Every single time I check off an item on my list, it feels good. There’s a sense of accomplishment and finality to that task. And it’s like when you look back at the end of the day, when you’ve got maybe 20 items on your list checked off, “This is everything I did today. These are all mini victories during my day.” That’s a good feeling that really helps you enjoy your evening more when you sit down and have a glass of wine at 5 pm.
That glass of wine tastes sweeter, that evening with my girlfriend is a lot more fun. I sleep better when I can look back on my day and say, “look at all the many victories I had today.” And again, these are mini victories, these don’t have to be “big things.”
So how can you apply this in dealing with jealous thoughts?
For example, if you had a moment where you feel that familiar curiosity about your partner’s past, and you wanted to ask them the question, that’s a bad idea. You don’t need to be hounding your partner for more and more unnecessary details about their past.
Let’s say in this moment you let the feeling pass, you perform a redirecting activity, a thought reframe, or you do something that occupies your time, takes your mind off of hounding your partner with more unnecessary questions about their past. The moment passes, the curiosity fades, and that’s a mini victory.
So if I were you, I would have some kind of a checklist in my phone where you can “check off” that that moment passed. That’s a little victory, that’s a little “retroactive jealousy victory” today.
Another example, you’re stuck in traffic on your way to work, you get an intrusive thought about your partner with his or her ex-boyfriend and you feel the familiar sort of response to that thought coming up. You feel your breath start to get very shallow, you feel your face tense up, start to feel that sinking feeling in your gut, and it’s like, “Oh, no, here we go again.” But instead, you throw on one of my guided meditations, or you throw on this video, or you perform a redirecting activity, you perform some other technique from my course, and you do something that helps the thought pass. All of a sudden, you’re feeling good.

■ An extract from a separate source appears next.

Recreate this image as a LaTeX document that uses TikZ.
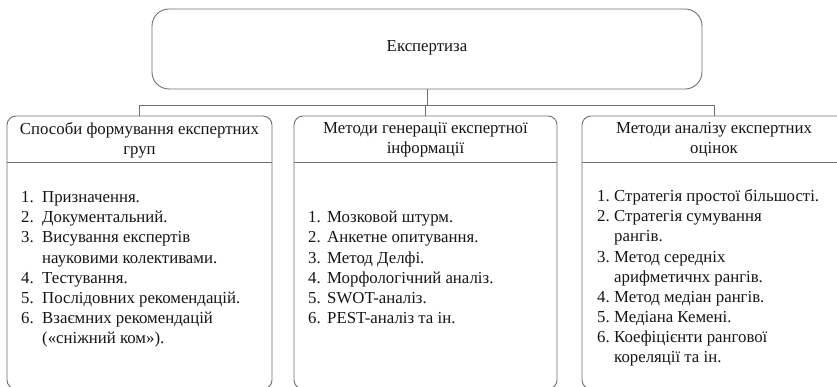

Again, you’re driving to work, you’re focusing on your day, everything’s good: that’s a mini victory. That is worthy of recognition. Check that off on your phone! You should feel good about that. The reason why it’s so important to record these mini victories and do something active that actually commemorates your accomplishment is… you’re training yourself almost like a dog. That sounds weird but bear with me. You’re giving yourself a little reward. Even if it’s as simple as a checkmark on the page, you’re giving yourself a little “reward” for doing what you know you needed to do, and that is valuable.
This is an effective way of dealing with jealous thoughts.
There’s a reason why the dog only gets a treat when he successfully shakes paws… because you’re reinforcing that behavior in the dog. It’s a very primal thing. And as I often say, human beings, we love to pretend that we’re not animals, that were “above” our mammalian urges, that we’re out of the animal kingdom, but we’re not. We’re highly advanced apes, but we’re still apes, and looking at yourself as an ape, like a dog that can be trained, can be useful. It can help you take yourself less seriously, and it can help you engage in certain activities, tactics, or habits that can make a big difference in your life.
It can be clarifying sometimes to see yourself as a mammal, so try this out for yourself. Give yourself mini victories and get creative about those mini victories. Beyond mini victories, give yourself bigger victories, have bigger celebrations related to the accomplishment of bigger goals.
For example, let’s say you’re in my course and you have a retroactive jealousy-free month: that’s a victory, a big victory! Take your girlfriend out for a nice dinner or take your husband out for a weekend getaway. Whatever the case may be, make sure that you’re commemorating the accomplishment of these goals.
Make sure there’s actually some payoff associated with all the work that you’re putting in towards overcoming retroactive jealousy, so it’s important to give ourselves a little credit sometimes… Give ourselves little rewards when we accomplish the things we need to accomplish, when we do good work and when we get closer to accomplishing our goals.